Beyond this point it is difficult to see where one can go, and the poor old thing now seems to have given up. I met him a few weeks ago at a posh luncheon at the Dorchester to celebrate the 75th birthday of Veronica Wedgwood (whom he had tried to blackball for the British Academy; but this inter nos, as Aubrey would say). He has ceased to dye his hair. No doubt he lives very comfortably on the royalties of his Marxist books, still required reading in the Open University.

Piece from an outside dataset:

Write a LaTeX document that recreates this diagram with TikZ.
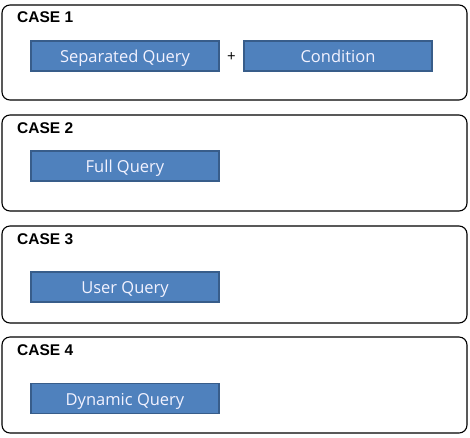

However, I have always found him very genial, and he has a sense of humour, and I can’t help liking the old wretch. Recently we found ourselves in unexpected alliance across a wider gulf than separates you from me: against the Cambridge neo-tories. So you can see how useful a central whig position can be! Not that I am entirely against the new toryism. My whiggism is very relative. I regard crude whiggism as being the logical forerunner of crude Marxism: the idea that ‘progress’ is the possession of a particular political party.
I hope you will call on me if you come to Cambridge. I shall return there at the beginning of next term, 5th October—perhaps before.
yours sincerely
Hugh Dacre
PS. (sotto voce) May I, very tentatively, as the self-constituted guardian of the purity of our language, beg you not to use that dreadful word (if it can qualify as such) ‘tutee’ (pp. 133, 420, &—I fear—elsewhere).